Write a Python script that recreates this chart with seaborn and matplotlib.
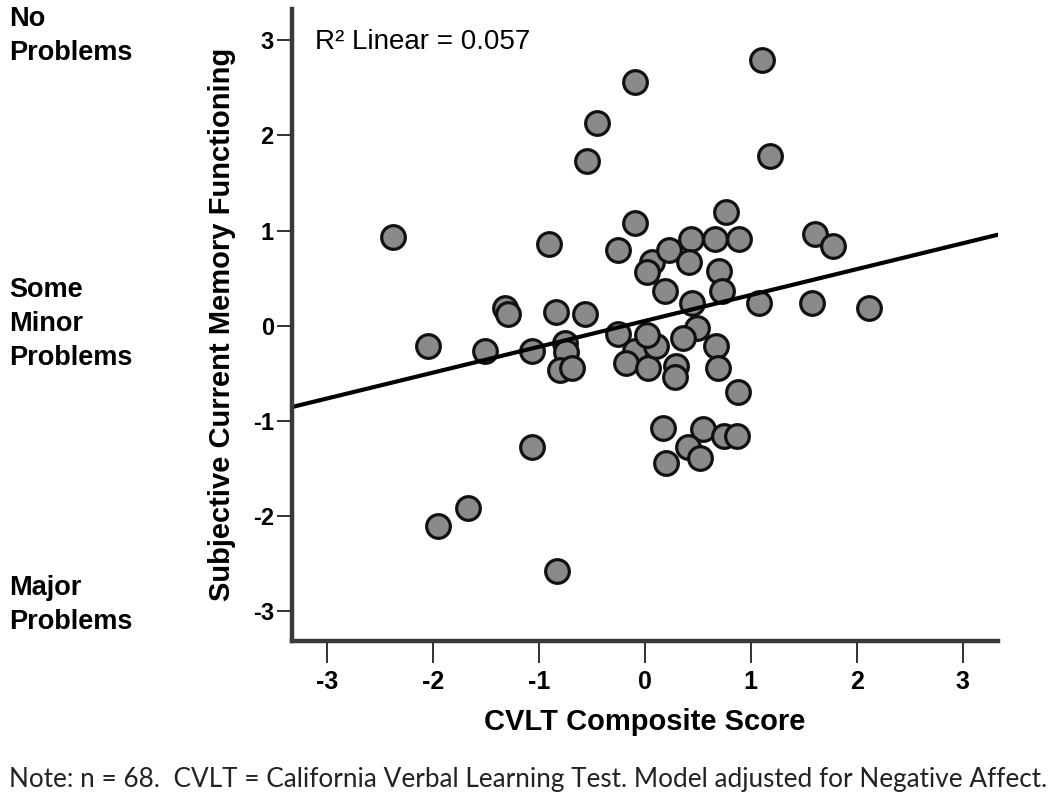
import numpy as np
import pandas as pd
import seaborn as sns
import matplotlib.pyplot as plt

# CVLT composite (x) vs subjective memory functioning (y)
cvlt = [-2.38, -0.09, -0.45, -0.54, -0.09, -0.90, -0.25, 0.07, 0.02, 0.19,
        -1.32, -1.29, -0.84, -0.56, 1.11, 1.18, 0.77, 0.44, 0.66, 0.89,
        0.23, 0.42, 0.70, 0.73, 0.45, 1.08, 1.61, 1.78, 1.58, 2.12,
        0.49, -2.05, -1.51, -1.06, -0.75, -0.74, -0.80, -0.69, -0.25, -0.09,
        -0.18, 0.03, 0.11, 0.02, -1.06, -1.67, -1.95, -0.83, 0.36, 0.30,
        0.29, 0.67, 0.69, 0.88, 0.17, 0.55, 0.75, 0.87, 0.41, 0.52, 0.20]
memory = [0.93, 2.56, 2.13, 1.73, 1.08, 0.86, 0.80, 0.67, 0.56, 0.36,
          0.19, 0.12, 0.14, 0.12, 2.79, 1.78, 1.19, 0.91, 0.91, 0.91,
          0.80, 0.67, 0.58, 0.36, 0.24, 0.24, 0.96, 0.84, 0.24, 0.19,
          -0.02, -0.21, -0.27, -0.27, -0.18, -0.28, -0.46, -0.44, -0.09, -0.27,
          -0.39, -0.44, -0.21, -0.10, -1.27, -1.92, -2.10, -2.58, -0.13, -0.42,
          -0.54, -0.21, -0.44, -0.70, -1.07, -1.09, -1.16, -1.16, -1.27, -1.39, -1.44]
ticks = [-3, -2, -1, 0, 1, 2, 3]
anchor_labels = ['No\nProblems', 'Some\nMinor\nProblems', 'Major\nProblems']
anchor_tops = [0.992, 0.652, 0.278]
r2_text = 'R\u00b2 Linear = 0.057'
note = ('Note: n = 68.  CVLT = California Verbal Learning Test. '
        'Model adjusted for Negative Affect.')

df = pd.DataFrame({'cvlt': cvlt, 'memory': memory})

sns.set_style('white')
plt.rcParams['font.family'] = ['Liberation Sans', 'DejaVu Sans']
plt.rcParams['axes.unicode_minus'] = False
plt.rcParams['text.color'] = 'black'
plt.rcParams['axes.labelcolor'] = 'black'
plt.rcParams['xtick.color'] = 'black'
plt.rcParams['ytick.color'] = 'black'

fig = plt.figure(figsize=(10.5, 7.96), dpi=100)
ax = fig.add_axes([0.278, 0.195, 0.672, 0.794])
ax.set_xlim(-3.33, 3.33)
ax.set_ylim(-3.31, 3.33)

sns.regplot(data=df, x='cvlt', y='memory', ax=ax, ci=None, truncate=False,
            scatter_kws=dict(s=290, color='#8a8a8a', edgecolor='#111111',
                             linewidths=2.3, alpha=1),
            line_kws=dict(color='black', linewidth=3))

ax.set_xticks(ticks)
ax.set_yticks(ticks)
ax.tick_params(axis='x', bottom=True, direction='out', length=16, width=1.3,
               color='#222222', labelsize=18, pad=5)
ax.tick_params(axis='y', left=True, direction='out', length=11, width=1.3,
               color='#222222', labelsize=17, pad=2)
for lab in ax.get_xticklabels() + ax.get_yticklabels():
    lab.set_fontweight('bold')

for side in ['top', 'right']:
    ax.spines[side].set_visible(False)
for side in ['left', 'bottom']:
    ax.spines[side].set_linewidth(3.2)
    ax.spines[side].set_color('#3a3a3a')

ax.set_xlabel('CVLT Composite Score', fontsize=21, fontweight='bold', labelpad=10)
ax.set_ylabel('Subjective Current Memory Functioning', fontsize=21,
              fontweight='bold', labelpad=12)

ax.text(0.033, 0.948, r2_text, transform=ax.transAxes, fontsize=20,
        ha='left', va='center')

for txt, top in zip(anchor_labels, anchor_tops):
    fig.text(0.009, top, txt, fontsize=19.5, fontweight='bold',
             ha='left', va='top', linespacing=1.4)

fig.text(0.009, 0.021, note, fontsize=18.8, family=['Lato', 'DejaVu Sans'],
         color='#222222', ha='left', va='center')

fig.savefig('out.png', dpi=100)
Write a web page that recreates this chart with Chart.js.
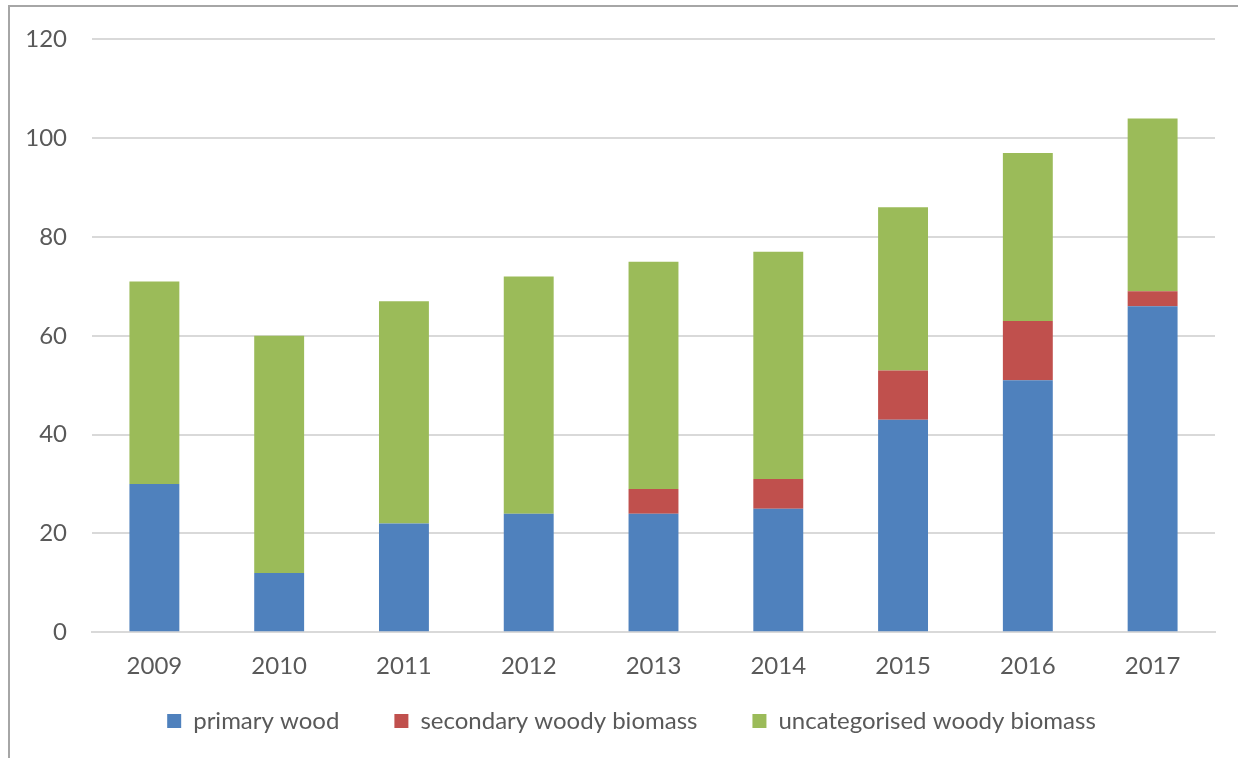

========

[THE TASK] Please give again the entries word for word, starting at the first line and ending with the line that contains "import matplotlib.pyplot as plt"; include both of those lines but none of the pictures.

[ANSWER TO THIS EXERCISE]
Write a Python script that recreates this chart with seaborn and matplotlib.
import numpy as np
import pandas as pd
import seaborn as sns
import matplotlib.pyplot as plt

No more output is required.